> _Written task_
Omit every picture, and retype the lines that run from the beginning of the data below through the line containing "let rightTicks = [100, 200, 300];", inclusive.

> _Dataset excerpt_
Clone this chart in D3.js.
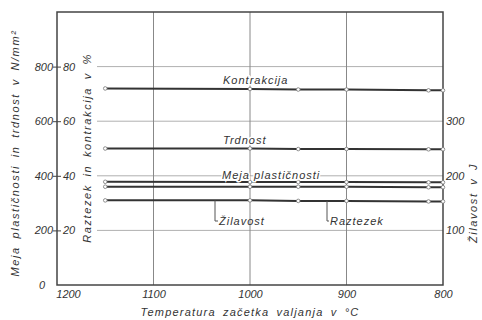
<!DOCTYPE html>
<html>
<head>
<meta charset="utf-8">
<script src="https://cdn.jsdelivr.net/npm/d3@7"></script>
<style>
  body { margin: 0; background: #fff; }
  text { font-family: "Liberation Sans", sans-serif; font-style: italic; fill: #333; }
</style>
</head>
<body>
<script>
let width = 482;
let height = 320;

// temperature of rolling start (°C) at which the samples were taken
let temps = [1150, 1000, 950, 900, 815, 800];
let kontrakcija = [72, 71.8, 71.6, 71.6, 71.3, 71.3];  // %
let trdnost = [500, 500, 498, 498, 497, 497];          // N/mm2
let mejaPlasticnosti = [378, 377, 377, 377, 376, 376]; // N/mm2
let raztezek = [36, 36, 36, 36, 35.8, 35.8];           // %
let zilavost = [155, 155, 154, 154, 153, 153];         // J

let xTicks = [1200, 1100, 1000, 900, 800];
let leftTicks = [0, 200, 400, 600, 800];
let pctTicks = [20, 40, 60, 80];
let rightTicks = [100, 200, 300];

let x = d3.scaleLinear().domain([1200, 800]).range([57, 443]);
let yN = d3.scaleLinear().domain([0, 1000]).range([285, 12]);
let yPct = d3.scaleLinear().domain([0, 100]).range([285, 12]);
let yJ = d3.scaleLinear().domain([0, 500]).range([285, 12]);

let svg = d3.select("body").append("svg")
    .attr("width", width)
    .attr("height", height);

// grid
svg.append("g").selectAll("line")
    .data(pctTicks)
    .enter().append("line")
    .attr("x1", 97).attr("x2", x(800))
    .attr("y1", d => yPct(d)).attr("y2", d => yPct(d))
    .style("stroke", "#b0b0b0").style("stroke-width", 1);

svg.append("g").selectAll("line")
    .data([1100, 1000, 900])
    .enter().append("line")
    .attr("x1", d => x(d)).attr("x2", d => x(d))
    .attr("y1", yN(1000)).attr("y2", yN(0))
    .style("stroke", "#888").style("stroke-width", 1);

// frame
svg.append("rect")
    .attr("x", x(1200)).attr("y", yN(1000))
    .attr("width", x(800) - x(1200)).attr("height", yN(0) - yN(1000))
    .style("fill", "none").style("stroke", "#444").style("stroke-width", 1.5);

// axes
let xAxis = svg.append("g")
    .attr("transform", "translate(0," + yN(0) + ")")
    .call(d3.axisBottom(x).tickValues(xTicks).tickFormat(d3.format("d")).tickSize(0).tickPadding(5));
xAxis.selectAll("text").attr("dx", d => d == 1200 ? 11 : 0);

let leftAxis = svg.append("g")
    .attr("transform", "translate(" + x(1200) + ",0)")
    .call(d3.axisLeft(yN).tickValues(leftTicks).tickSize(0).tickPadding(4));
leftAxis.selectAll("text").attr("dx", d => d == 0 ? -8 : 0);

let pctAxis = svg.append("g")
    .attr("transform", "translate(" + x(1200) + ",0)")
    .call(d3.axisRight(yPct).tickValues(pctTicks).tickSize(4).tickPadding(2));
pctAxis.selectAll("line").attr("x1", -4).style("stroke", "#444");

let rightAxis = svg.append("g")
    .attr("transform", "translate(" + x(800) + ",0)")
    .call(d3.axisRight(yJ).tickValues(rightTicks).tickSize(0).tickPadding(3));

svg.selectAll(".domain").remove();
svg.selectAll(".tick text")
    .style("font-size", "11px")
    .style("font-family", "Liberation Sans, sans-serif")
    .style("font-style", "italic")
    .style("fill", "#333");

// series
let series = [
    { name: "Kontrakcija", values: kontrakcija, y: yPct },
    { name: "Trdnost", values: trdnost, y: yN },
    { name: "Meja plastičnosti", values: mejaPlasticnosti, y: yN },
    { name: "Raztezek", values: raztezek, y: yPct },
    { name: "Žilavost", values: zilavost, y: yJ },
];

series.forEach(s => {
    let line = d3.line()
        .x((d, i) => x(temps[i]))
        .y(d => s.y(d));
    svg.append("path")
        .attr("d", line(s.values))
        .style("fill", "none")
        .style("stroke", "#333")
        .style("stroke-width", 2);
    svg.append("g").selectAll("circle")
        .data(s.values)
        .enter().append("circle")
        .attr("cx", (d, i) => x(temps[i]))
        .attr("cy", d => s.y(d))
        .attr("r", 1.8)
        .style("fill", "#fff")
        .style("stroke", "#777")
        .style("stroke-width", 0.8);
});

// labels on the lines
function label(txt, lx, ly) {
    svg.append("text")
        .attr("x", lx).attr("y", ly)
        .style("font-size", "11px")
        .style("letter-spacing", "1px")
        .style("paint-order", "stroke")
        .style("stroke", "#fff").style("stroke-width", 3)
        .text(txt);
}
label("Kontrakcija", 223, yPct(kontrakcija[1]) - 5);
label("Trdnost", 223, yN(trdnost[1]) - 5);
label("Meja plastičnosti", 222, yN(mejaPlasticnosti[1]) - 3);

// leaders
function leader(lx, fromY, toY, tx, txt) {
    svg.append("path")
        .attr("d", "M" + lx + "," + fromY + "V" + toY + "H" + (tx - 1))
        .style("fill", "none").style("stroke", "#555").style("stroke-width", 1);
    svg.append("text")
        .attr("x", tx).attr("y", toY + 4)
        .style("font-size", "11px")
        .style("letter-spacing", "1px")
        .text(txt);
}
leader(215, yJ(zilavost[1]), 221, 219, "Žilavost");
leader(327, yJ(zilavost[3]), 221, 330, "Raztezek");

// axis titles
function vtitle(txt, tx, ty, spacing) {
    svg.append("text")
        .attr("transform", "translate(" + tx + "," + ty + ") rotate(-90)")
        .attr("text-anchor", "middle")
        .style("font-size", "11px")
        .style("letter-spacing", spacing + "px")
        .style("word-spacing", "3px")
        .text(txt);
}
vtitle("Meja plastičnosti in trdnost v N/mm²", 19, 153, 1.6);
vtitle("Raztezek in kontrakcija v %", 91, 148, 1.6);
vtitle("Žilavost v J", 477, 203, 1.6);

svg.append("text")
    .attr("x", 250).attr("y", 316)
    .attr("text-anchor", "middle")
    .style("font-size", "11px")
    .style("letter-spacing", "1.2px")
    .style("word-spacing", "3px")
    .text("Temperatura začetka valjanja v °C");
</script>
</body>
</html>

> _Reply_
Clone this chart in D3.js.
<!DOCTYPE html>
<html>
<head>
<meta charset="utf-8">
<script src="https://cdn.jsdelivr.net/npm/d3@7"></script>
<style>
  body { margin: 0; background: #fff; }
  text { font-family: "Liberation Sans", sans-serif; font-style: italic; fill: #333; }
</style>
</head>
<body>
<script>
let width = 482;
let height = 320;

// temperature of rolling start (°C) at which the samples were taken
let temps = [1150, 1000, 950, 900, 815, 800];
let kontrakcija = [72, 71.8, 71.6, 71.6, 71.3, 71.3];  // %
let trdnost = [500, 500, 498, 498, 497, 497];          // N/mm2
let mejaPlasticnosti = [378, 377, 377, 377, 376, 376]; // N/mm2
let raztezek = [36, 36, 36, 36, 35.8, 35.8];           // %
let zilavost = [155, 155, 154, 154, 153, 153];         // J

let xTicks = [1200, 1100, 1000, 900, 800];
let leftTicks = [0, 200, 400, 600, 800];
let pctTicks = [20, 40, 60, 80];
let rightTicks = [100, 200, 300];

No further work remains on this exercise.